The principle of least privilege guides every access decision, and the system continuously reviews access, necessitating constant verification through real-time information from various sources to detect anomalies and suspicious activities.

Zero trust model aims to increase the enterprise’s security posture by improving its ability to address the existing external and internal threats.

Zero Trust Model and and Endpoint Vulnerabilities

As the world becomes increasingly connected, it also becomes less secure. Today, enterprises benefit from a wealth of devices that assist in operational capabilities. However, while this benefits the enterprise, it also benefits attackers seeking to exploit such devices. Organizations have experienced exponential growth in data volume, enabling connectivity in an increasingly mobile environment. As a result, data is no longer tied to a specific location. It is both endpoints and networks which facilitate remote data access.

Endpoints make attractive targets. Not only because of the data stored on them, but also the network access that they can provide an attacker with. This includes IoT security devices which are often used as an attack vector. According to a 2020 report on Zero Trust Endpoint and IoT Security by Cybersecurity Insiders, there is a concern among 61% of organizations regarding endpoints and IoT devices gaining insecure network access and remote access (ThinkShield Hardware Defense).

Enhancing Cybersecurity with a Zero Trust Paradigm

Even more worrisome is that attackers’ tactics, techniques, and procedures (TTP) improve as security solutions become stronger. Malicious actors are finding increasingly innovative and deceptive ways to exploit the blind spots that security solutions do not cover. 40% of organizations claim that they have insufficient protection against the newest threats, according to the Cybersecurity Insiders report. Traditional perimeter-based network endpoint detection and response solutions prove ineffective. As cybercriminals have repeatedly demonstrated their ability to bypass many of these defense measures.

Malicious actors exploit the trust given to internal users and devices, resulting in successful attacks. By removing the concept of trust, Zero trust model minimizes organizations’ susceptibility to network infiltration stemming from unauthorized devices and their users.

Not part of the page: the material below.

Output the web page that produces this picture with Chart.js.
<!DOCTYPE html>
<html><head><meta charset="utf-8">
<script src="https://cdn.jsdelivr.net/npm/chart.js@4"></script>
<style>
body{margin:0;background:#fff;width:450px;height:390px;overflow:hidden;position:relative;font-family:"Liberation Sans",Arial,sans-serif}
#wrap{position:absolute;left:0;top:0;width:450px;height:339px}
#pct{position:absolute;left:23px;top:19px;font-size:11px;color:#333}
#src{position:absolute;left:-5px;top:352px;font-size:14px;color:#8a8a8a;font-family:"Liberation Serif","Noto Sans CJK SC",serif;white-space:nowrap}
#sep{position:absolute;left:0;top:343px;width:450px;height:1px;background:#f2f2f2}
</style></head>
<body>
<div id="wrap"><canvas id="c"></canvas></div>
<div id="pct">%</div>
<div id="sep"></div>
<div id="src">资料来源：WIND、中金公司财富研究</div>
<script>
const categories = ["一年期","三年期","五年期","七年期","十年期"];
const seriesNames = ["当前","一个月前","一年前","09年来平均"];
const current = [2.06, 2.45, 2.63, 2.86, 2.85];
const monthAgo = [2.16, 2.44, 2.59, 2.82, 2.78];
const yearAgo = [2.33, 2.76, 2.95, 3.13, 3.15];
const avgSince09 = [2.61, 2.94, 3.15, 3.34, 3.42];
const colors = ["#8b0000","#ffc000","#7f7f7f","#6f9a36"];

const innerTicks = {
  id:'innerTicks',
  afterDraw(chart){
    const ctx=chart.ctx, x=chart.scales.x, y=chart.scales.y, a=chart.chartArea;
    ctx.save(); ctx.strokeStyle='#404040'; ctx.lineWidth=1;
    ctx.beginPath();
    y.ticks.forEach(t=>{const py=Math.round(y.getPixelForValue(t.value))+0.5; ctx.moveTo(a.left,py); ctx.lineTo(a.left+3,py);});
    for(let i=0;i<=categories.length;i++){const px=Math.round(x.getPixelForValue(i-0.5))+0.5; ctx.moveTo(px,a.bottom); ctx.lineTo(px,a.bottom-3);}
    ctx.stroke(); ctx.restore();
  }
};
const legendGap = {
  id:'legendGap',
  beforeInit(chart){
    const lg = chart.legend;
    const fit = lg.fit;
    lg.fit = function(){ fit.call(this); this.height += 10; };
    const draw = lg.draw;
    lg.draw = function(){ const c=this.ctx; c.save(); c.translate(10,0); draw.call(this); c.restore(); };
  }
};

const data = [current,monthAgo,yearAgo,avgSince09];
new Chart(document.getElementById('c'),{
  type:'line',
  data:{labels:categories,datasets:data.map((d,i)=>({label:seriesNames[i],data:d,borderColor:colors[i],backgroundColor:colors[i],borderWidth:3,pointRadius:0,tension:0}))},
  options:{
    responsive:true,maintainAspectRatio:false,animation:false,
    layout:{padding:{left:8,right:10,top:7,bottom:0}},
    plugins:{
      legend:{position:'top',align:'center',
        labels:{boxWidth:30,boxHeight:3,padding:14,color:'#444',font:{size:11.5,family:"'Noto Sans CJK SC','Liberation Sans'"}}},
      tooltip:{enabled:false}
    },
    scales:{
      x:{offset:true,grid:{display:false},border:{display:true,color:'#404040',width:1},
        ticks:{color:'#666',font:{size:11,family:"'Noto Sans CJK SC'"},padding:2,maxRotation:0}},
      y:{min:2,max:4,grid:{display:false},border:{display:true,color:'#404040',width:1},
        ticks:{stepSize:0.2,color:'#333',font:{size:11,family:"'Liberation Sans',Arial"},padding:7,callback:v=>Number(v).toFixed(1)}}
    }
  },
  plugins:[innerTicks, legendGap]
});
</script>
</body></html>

Proactive Cybersecurity and Enhanced Device Visibility

While it is still necessary for enterprises to implement traditional security solutions as a form of tactical response, Zero trust provides a strategic framework that enables a shift to proactive security. As such, organizations can benefit from a hybrid environment that is both proactive and reactive, thus increasing the overall cybersecurity posture. Zero trust eliminates the concept of trust from the organization’s network architecture, offering more opportunities to identify threats and take subsequent action to avoid an attack. Importantly, Zero trust protects the enterprise outside its typical perimeters, which is especially relevant as telework (BYOD Security Risks), and Internet of Things (IoT Security), devices become increasingly common “within” organizations. The Zero trust model ensures that it grants network access based on who, what, when, where, and how. However, to answer such questions, the enterprise must have complete device visibility.

Zero Trust Based Principles

Never Trust, Always Verify

Enterprise network devices, and users, are typically assumed to be fully trusted as they are internal (Human Factors in Cybersecurity). However, both the device and the user’s identity can be spoofed by a malicious actor. Furthermore, unmanaged and remote assets cannot be assumed as trusted since they are out of the enterprise’s control. Even though they are considered “internal”. To eliminate the risks that come with trust, Zero Trust Model eliminates the trust component itself. Every user, device and application/workload must be treated as untrusted – every single time.

Verify Explicitly

In alignment with the Zero Trust Model, a dynamic policy, relying on identity management and other data sources, determines access to resources. Authentication and authorization should always consider all data points. Including user identity, location, device health, data classification, and more, to comprehensively evaluate the device and user’s identity. The evaluation should continue for as long as the session lasts to ensure maximum protection.

Assume Breach

Under the Zero trust model, resources are defended by the assumption that there has already been a breach. Meaning that devices and users are denied network access by default. Access can be blocked several ways, depending on the Zero trust architecture the organization decides to implement. An identity-based architecture requires heavily scrutinizing the characteristics of all users, devices, data flows, and access requests. Access to data is controlled, minimized, and monitored according to the principle of least privilege. Limiting users’ network access to the lowest level required to perform the task.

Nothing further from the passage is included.